The input
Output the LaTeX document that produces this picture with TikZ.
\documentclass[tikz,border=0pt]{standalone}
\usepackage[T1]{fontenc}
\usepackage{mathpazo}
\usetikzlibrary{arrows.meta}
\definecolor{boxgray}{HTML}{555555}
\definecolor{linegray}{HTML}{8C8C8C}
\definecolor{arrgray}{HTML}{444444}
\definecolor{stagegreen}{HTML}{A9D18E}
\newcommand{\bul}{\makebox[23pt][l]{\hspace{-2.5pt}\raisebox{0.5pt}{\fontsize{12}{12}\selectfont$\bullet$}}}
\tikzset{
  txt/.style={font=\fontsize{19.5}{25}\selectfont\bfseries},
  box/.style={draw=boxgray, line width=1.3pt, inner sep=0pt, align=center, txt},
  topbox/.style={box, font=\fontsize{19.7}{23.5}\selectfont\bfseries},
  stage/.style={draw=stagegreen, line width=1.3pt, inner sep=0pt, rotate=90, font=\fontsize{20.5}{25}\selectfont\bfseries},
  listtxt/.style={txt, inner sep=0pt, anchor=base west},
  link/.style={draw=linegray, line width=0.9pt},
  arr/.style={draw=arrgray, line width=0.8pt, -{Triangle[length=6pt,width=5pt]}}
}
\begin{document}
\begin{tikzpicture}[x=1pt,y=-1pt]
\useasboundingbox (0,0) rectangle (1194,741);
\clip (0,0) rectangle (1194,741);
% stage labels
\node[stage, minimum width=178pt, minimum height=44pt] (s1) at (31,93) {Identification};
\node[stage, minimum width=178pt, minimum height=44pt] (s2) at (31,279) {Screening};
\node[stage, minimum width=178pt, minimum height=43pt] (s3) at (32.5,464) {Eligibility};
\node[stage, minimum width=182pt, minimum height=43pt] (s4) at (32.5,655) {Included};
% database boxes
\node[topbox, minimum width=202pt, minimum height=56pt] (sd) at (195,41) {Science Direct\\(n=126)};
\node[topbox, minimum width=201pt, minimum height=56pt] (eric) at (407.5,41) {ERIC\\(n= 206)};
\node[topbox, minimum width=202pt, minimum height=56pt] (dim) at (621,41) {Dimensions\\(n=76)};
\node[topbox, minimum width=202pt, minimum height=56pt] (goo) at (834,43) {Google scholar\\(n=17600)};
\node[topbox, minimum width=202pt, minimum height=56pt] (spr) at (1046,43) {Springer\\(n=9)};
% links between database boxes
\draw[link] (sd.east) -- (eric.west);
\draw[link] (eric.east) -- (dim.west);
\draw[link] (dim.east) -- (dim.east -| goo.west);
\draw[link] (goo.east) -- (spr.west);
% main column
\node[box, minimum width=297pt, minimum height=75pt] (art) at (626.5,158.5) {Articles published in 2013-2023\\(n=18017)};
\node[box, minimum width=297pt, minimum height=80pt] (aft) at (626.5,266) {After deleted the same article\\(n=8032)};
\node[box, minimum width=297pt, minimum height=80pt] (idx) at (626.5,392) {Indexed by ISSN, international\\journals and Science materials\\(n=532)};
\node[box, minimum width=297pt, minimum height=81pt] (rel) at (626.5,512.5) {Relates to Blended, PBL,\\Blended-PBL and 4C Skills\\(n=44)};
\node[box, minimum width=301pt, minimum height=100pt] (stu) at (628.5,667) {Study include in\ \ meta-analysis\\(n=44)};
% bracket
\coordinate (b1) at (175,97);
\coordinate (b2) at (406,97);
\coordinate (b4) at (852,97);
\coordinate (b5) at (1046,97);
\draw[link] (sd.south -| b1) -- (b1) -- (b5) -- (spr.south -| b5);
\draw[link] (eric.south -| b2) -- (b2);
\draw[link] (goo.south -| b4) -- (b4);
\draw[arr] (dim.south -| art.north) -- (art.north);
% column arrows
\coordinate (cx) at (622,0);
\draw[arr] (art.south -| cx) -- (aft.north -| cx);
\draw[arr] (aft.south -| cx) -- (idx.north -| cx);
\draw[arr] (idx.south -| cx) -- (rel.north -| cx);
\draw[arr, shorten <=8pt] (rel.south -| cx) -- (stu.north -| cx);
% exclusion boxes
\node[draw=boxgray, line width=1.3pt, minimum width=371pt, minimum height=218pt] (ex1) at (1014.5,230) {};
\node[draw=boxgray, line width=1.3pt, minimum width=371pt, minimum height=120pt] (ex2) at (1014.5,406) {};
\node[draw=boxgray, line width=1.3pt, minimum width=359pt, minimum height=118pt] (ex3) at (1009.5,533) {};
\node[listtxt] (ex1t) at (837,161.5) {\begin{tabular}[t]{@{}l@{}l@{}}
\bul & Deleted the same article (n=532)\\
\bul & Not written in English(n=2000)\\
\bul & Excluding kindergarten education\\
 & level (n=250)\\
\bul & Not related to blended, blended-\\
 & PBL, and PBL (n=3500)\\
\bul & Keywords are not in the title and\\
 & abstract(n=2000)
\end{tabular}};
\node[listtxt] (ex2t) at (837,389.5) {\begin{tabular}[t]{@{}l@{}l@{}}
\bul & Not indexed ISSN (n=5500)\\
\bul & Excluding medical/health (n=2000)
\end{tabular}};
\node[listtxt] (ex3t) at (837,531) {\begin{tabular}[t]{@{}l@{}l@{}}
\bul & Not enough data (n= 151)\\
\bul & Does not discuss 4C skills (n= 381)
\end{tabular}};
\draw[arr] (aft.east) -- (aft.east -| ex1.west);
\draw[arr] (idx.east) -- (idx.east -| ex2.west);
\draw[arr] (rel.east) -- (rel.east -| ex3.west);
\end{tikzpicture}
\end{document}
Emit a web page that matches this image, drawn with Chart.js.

The problem
Show every line of the listing in which the string "that" can be found.

Worked answer
Output the LaTeX document that produces this picture with TikZ.
Emit a web page that matches this image, drawn with Chart.js.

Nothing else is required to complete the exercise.